Thursday, June 01, 2006

Ode to itching

I do not understand itching.
Of all the things our skin can do,
why itch?
Pain I understand.
I have learned to listen
to pain.
If I don't heed its warning,
there is a consequence.
But itching?
How is that adaptive?
It's a cruel trick our body plays on us.
You itch,
but you're not supposed to scratch.

(Enough with the fancy line breaks). The only thing I can think of is that itching is the pleasant sense of touch gone awry. It is a curse, something nice turned evil. And it is not even a very picturesque curse. Blood, gore, death, mental illness, consumption. They've all be written about, dramatized, and romanticized. Itching and rashes, not so much.

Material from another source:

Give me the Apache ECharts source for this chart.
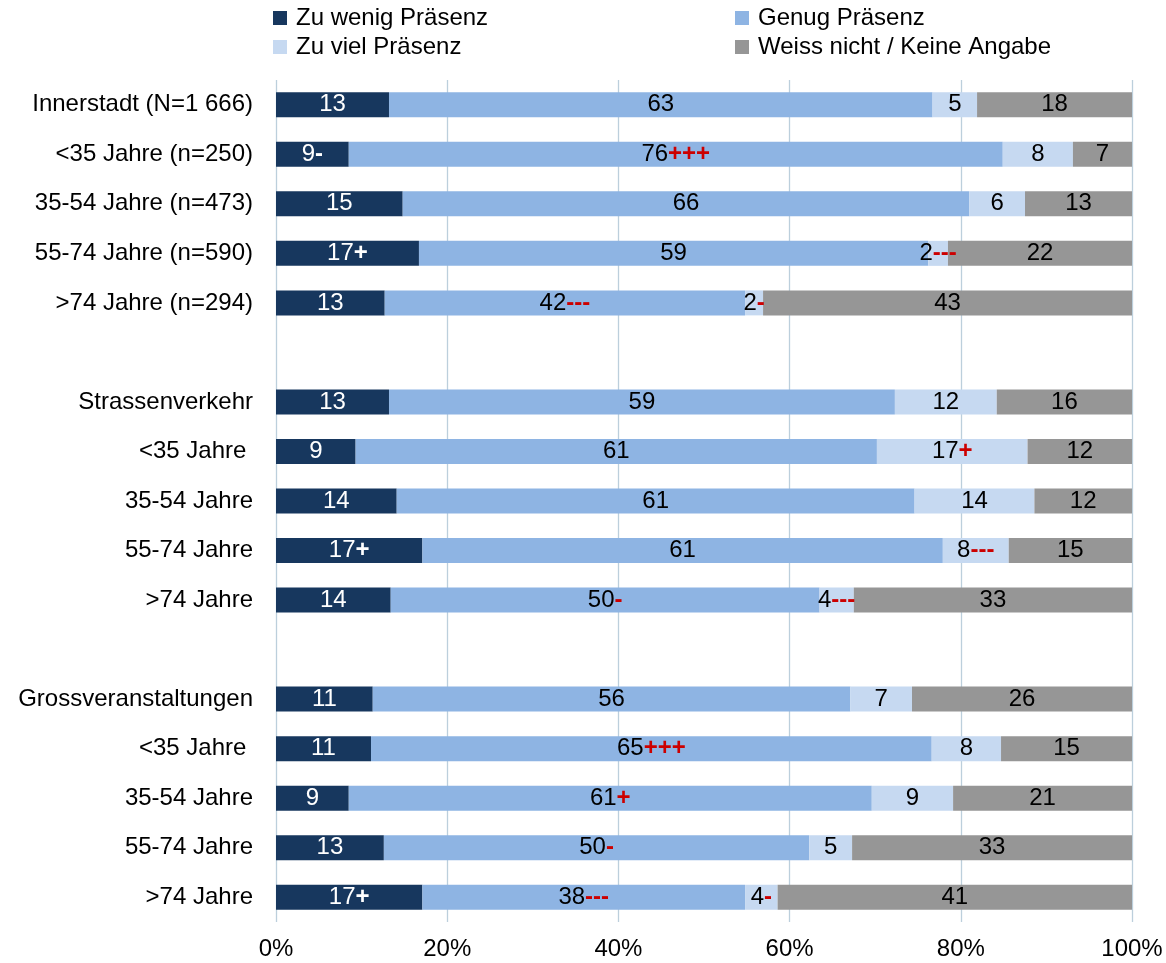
<!DOCTYPE html>
<html>
<head>
<meta charset="utf-8">
<script src="https://cdn.jsdelivr.net/npm/echarts@6/dist/echarts.min.js"></script>
<style>
html,body{margin:0;padding:0;background:#fff;}
#chart{width:1166px;height:963px;}
</style>
</head>
<body>
<div id="chart"></div>
<script>
const categories = ['Innerstadt (N=1 666)','<35 Jahre (n=250)','35-54 Jahre (n=473)','55-74 Jahre (n=590)','>74 Jahre (n=294)','',
  'Strassenverkehr','<35 Jahre ','35-54 Jahre','55-74 Jahre','>74 Jahre','',
  'Grossveranstaltungen','<35 Jahre ','35-54 Jahre','55-74 Jahre','>74 Jahre'];
const seriesNames = ['Zu wenig Präsenz','Genug Präsenz','Zu viel Präsenz','Weiss nicht / Keine Angabe'];

// segment widths (percent)
const wenig = [13.2, 8.5, 14.8, 16.7, 12.7, null, 13.2, 9.3, 14.1, 17.1, 13.4, null, 11.3, 11.1, 8.5, 12.6, 17.1];
const genug = [63.5, 76.4, 66.2, 59.5, 42.1, null, 59.1, 60.9, 60.5, 60.8, 50.1, null, 55.8, 65.5, 61.1, 49.7, 37.7];
const viel  = [5.2, 8.2, 6.5, 2.3, 2.1, null, 11.9, 17.6, 14.0, 7.7, 4.0, null, 7.2, 8.1, 9.5, 5.0, 3.8];
const weiss = [18.1, 6.9, 12.5, 21.5, 43.1, null, 15.8, 12.2, 11.4, 14.4, 32.5, null, 25.7, 15.3, 20.9, 32.7, 41.4];

// printed labels
const wenigLbl = ['13','9','15','17','13','','13','9','14','17','14','','11','11','9','13','17'];
const genugLbl = ['63','76','66','59','42','','59','61','61','61','50','','56','65','61','50','38'];
const vielLbl  = ['5','8','6','2','2','','12','17','14','8','4','','7','8','9','5','4'];
const weissLbl = ['18','7','13','22','43','','16','12','12','15','33','','26','15','21','33','41'];

// significance markers
const wenigMark = ['','-','','+','','','','','','+','','','','','','','+'];
const genugMark = ['','+++','','','---','','','','','','-','','','+++','+','-','---'];
const vielMark  = ['','','','---','-','','','+','','---','---','','','','','','-'];
const weissMark = ['','','','','','','','','','','','','','','','',''];

const xTicks = [0, 20, 40, 60, 80, 100];

const colors = ['#17375E', '#8EB4E3', '#C6D9F1', '#969696'];
const FONT = "'Liberation Sans', Arial, sans-serif";
const FS = 24;

function mkSeries(idx, values, labels, marks, textColor, markColor) {
  return {
    name: seriesNames[idx],
    type: 'bar',
    stack: 'total',
    barWidth: 25,
    data: values.map(v => v === null ? '-' : v),
    itemStyle: { color: colors[idx] },
    emphasis: { disabled: true },
    label: {
      show: true,
      position: 'inside',
      formatter: function (p) {
        const l = labels[p.dataIndex];
        if (!l) return '';
        const m = marks[p.dataIndex];
        return '{n|' + l + '}' + (m ? '{m|' + m + '}' : '');
      },
      rich: {
        n: { fontFamily: FONT, fontSize: FS, color: textColor },
        m: { fontFamily: FONT, fontSize: FS, fontWeight: 'bold', color: markColor }
      }
    }
  };
}

const legendCommon = {
  orient: 'vertical', top: 6, padding: 0,
  icon: 'rect', itemWidth: 14, itemHeight: 14, itemGap: 5,
  textStyle: { fontFamily: FONT, fontSize: FS, color: '#000', padding: [0, 0, 0, 4] },
  selectedMode: false
};

const chart = echarts.init(document.getElementById('chart'), null, { renderer: 'canvas' });
chart.setOption({
  animation: false,
  backgroundColor: '#ffffff',
  textStyle: { fontFamily: FONT },
  legend: [
    Object.assign({ data: [seriesNames[0], seriesNames[2]], left: 273 }, legendCommon),
    Object.assign({ data: [seriesNames[1], seriesNames[3]], left: 735 }, legendCommon)
  ],
  grid: { left: 276, right: 34, top: 80, bottom: 41, containLabel: false },
  xAxis: {
    type: 'value', min: xTicks[0], max: xTicks[xTicks.length - 1], interval: 20,
    axisLine: { show: false }, axisTick: { show: false },
    splitLine: { show: true, lineStyle: { color: '#BCCFDC', width: 1.3 } },
    axisLabel: { formatter: '{value}%', color: '#000', fontSize: FS, fontFamily: FONT, margin: 15 }
  },
  yAxis: {
    type: 'category', data: categories, inverse: true,
    axisLine: { show: false }, axisTick: { show: false },
    splitLine: { show: false },
    axisLabel: { color: '#000', fontSize: FS, fontFamily: FONT, margin: 23, interval: 0 }
  },
  series: [
    mkSeries(0, wenig, wenigLbl, wenigMark, '#ffffff', '#ffffff'),
    mkSeries(1, genug, genugLbl, genugMark, '#000000', '#CC0000'),
    mkSeries(2, viel, vielLbl, vielMark, '#000000', '#CC0000'),
    mkSeries(3, weiss, weissLbl, weissMark, '#000000', '#CC0000')
  ]
});
</script>
</body>
</html>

Usually not fatal, itching isn't taken seriously. But let me try to illustrate just how drastic it can be. When the millions and billions of nerves of your skin, a major organ of your body with the greatest surface area, turn on you, you are in trouble. Your whole nervous system goes on high alert and you become highly irritated in every sense of the word. Your interface with the world goes into fight or flight mode, but you can't escape.

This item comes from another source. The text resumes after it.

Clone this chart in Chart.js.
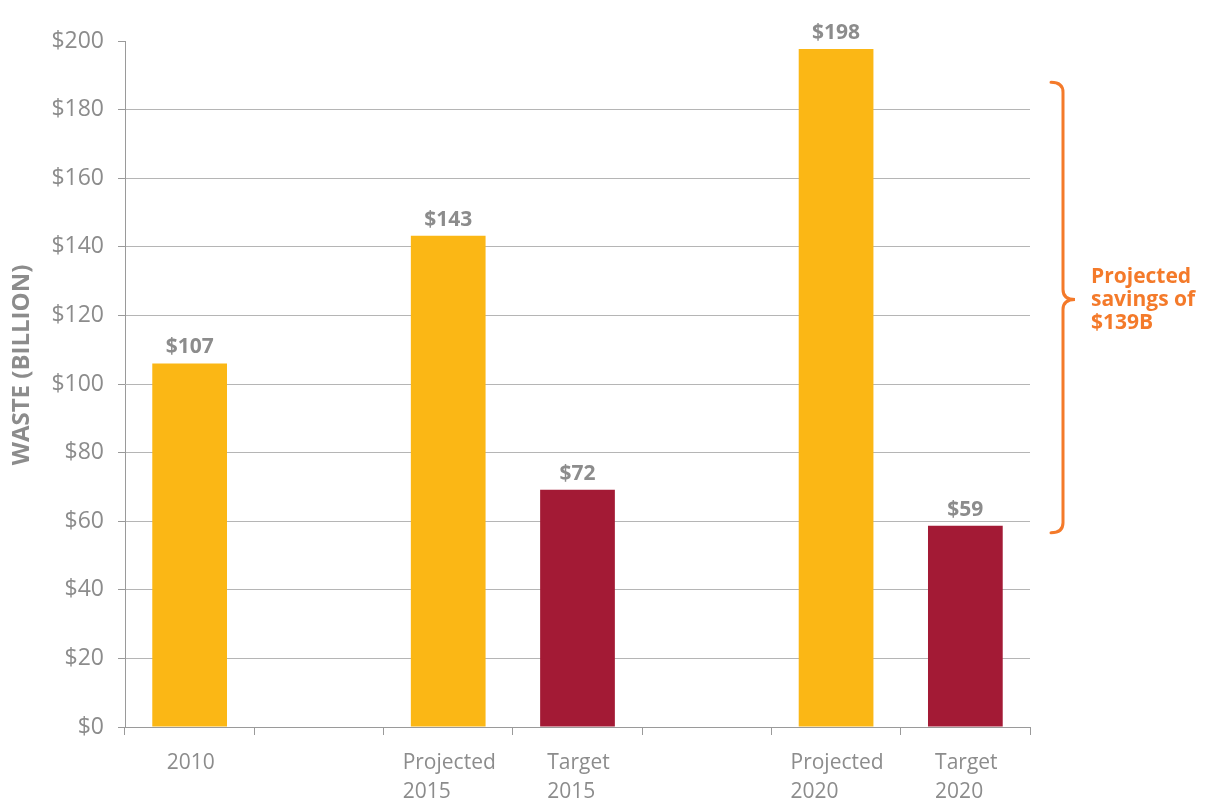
<!DOCTYPE html>
<html>
<head>
<meta charset="utf-8">
<script src="https://cdn.jsdelivr.net/npm/chart.js@4"></script>
<style>
  html, body { margin: 0; padding: 0; background: #fff; }
  #wrap { width: 1213px; height: 802px; }
</style>
</head>
<body>
<div id="wrap"><canvas id="wasteChart"></canvas></div>
<script>
// данные графика
const categories = [['2010'], [''], ['Projected', '2015'], ['Target', '2015'], [''], ['Projected', '2020'], ['Target', '2020']];
const wasteValues = [106, null, 143.2, 69.2, null, 197.7, 58.7];
const valueLabels = ['$107', '', '$143', '$72', '', '$198', '$59'];
const barColors = ['#FBB715', '#FBB715', '#FBB715', '#A31A35', '#FBB715', '#FBB715', '#A31A35'];
const yTicks = [0, 20, 40, 60, 80, 100, 120, 140, 160, 180, 200];
const savingsText = ['Projected', 'savings of', '$139B'];
const bracketRange = [188, 56.6]; // верх и низ скобки в единицах оси

const GRAY = '#8C8C8C';
const ORANGE = '#F47A2A';
const FONT = '"Open Sans", "DejaVu Sans", sans-serif';

// подписи, ось Y и скобка экономии
const annotations = {
  id: 'annotations',
  afterDraw(chart) {
    const ctx = chart.ctx;
    const x = chart.scales.x;
    const y = chart.scales.y;
    const meta = chart.getDatasetMeta(0);

    ctx.save();

    // значения над столбцами
    ctx.font = 'bold 21px ' + FONT;
    ctx.fillStyle = GRAY;
    ctx.textAlign = 'center';
    ctx.textBaseline = 'alphabetic';
    meta.data.forEach((bar, i) => {
      if (wasteValues[i] == null) return;
      ctx.fillText(valueLabels[i], bar.x, bar.y - 10);
    });

    // подписи категорий: блок по центру, строки по левому краю
    ctx.font = '21px ' + FONT;
    ctx.textAlign = 'left';
    categories.forEach((lines, i) => {
      const cx = x.getPixelForValue(i);
      const w = Math.max(...lines.map(l => ctx.measureText(l).width));
      lines.forEach((line, j) => {
        ctx.fillText(line, cx - w / 2 + 1, y.bottom + 42 + j * 29);
      });
    });

    // заголовок оси Y
    ctx.save();
    ctx.translate(22, 365);
    ctx.rotate(-Math.PI / 2);
    ctx.font = 'bold 24px ' + FONT;
    ctx.textAlign = 'center';
    ctx.textBaseline = 'middle';
    ctx.fillText('WASTE (BILLION)', 0, 0);
    ctx.restore();

    // фигурная скобка
    const top = y.getPixelForValue(bracketRange[0]);
    const bottom = y.getPixelForValue(bracketRange[1]);
    const mid = (top + bottom) / 2 - 8;
    const x0 = x.right + 21;
    const x1 = x0 + 12;
    const x2 = x1 + 12;
    const r = 10;
    ctx.strokeStyle = ORANGE;
    ctx.lineWidth = 3;
    ctx.lineCap = 'round';
    ctx.beginPath();
    ctx.moveTo(x0, top);
    ctx.quadraticCurveTo(x1, top, x1, top + r);
    ctx.lineTo(x1, mid - r);
    ctx.quadraticCurveTo(x1, mid, x2, mid);
    ctx.quadraticCurveTo(x1, mid, x1, mid + r);
    ctx.lineTo(x1, bottom - r);
    ctx.quadraticCurveTo(x1, bottom, x0, bottom);
    ctx.stroke();

    // текст экономии
    ctx.fillStyle = ORANGE;
    ctx.font = 'bold 21px ' + FONT;
    ctx.textAlign = 'left';
    savingsText.forEach((line, j) => {
      ctx.fillText(line, x2 + 16, mid - 17 + j * 23);
    });

    ctx.restore();
  }
};

new Chart(document.getElementById('wasteChart'), {
  type: 'bar',
  data: {
    labels: categories,
    datasets: [{
      label: 'Waste',
      data: wasteValues,
      backgroundColor: barColors,
      categoryPercentage: 1,
      barPercentage: 0.578
    }]
  },
  options: {
    responsive: true,
    maintainAspectRatio: false,
    animation: false,
    layout: { padding: { top: 41, right: 183, bottom: 0, left: 0 } },
    plugins: {
      legend: { display: false },
      tooltip: { enabled: false }
    },
    scales: {
      x: {
        grid: { display: true, drawOnChartArea: false, offset: true, tickLength: 8, color: '#9A9A9A' },
        border: { color: '#9A9A9A' },
        ticks: { display: false },
        afterFit: s => { s.height = 75; }
      },
      y: {
        min: 0,
        max: 200,
        afterBuildTicks: s => { s.ticks = yTicks.map(v => ({ value: v })); },
        ticks: {
          color: GRAY,
          font: { family: FONT, size: 23 },
          padding: 14,
          callback: v => '$' + v
        },
        grid: {
          color: c => (c.tick && c.tick.value === 200) ? 'rgba(0,0,0,0)' : '#B5B5B5',
          tickColor: '#9A9A9A',
          tickLength: 7
        },
        border: { color: '#9A9A9A' },
        afterFit: s => { s.width = 125; }
      }
    }
  },
  plugins: [annotations]
});
</script>
</body>
</html>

You can't even really talk about it or get much sympathy. It is not polite conversation. Mention a rash and watch as people take a few steps away. Yes, I guess lots of kinds of itching are signs of uncleanliness or communicable diseases, hence it's pariah status. It is a lonely, unromantic affliction.

But I can write about it on the computer and can't see your reaction. Hah! So I dedicate this post to all who itch. After six distracting weeks of itching (my body's multi-phase reaction to poison ivy, ever inventive, suprising me anew with each rash du jour) and pretending I don't, I can write about it and someday, envision a world where itching is respected and incorporated into our culture and media. Someday there will be a the great dramatic novel with the charming main character who is afflicted by poetic itching. There will be country songs with clever double entendres about the urge to scratch. There will be TV sitcoms sympathetic to chronic skin diseases. People will find important messages in their rashes. Yes, I can see it now. It is time for this despised affliction to be brought to light, recognized and respected. Ignoring it and shunning it does not help it go away, but only adds insult to injury of all who itch.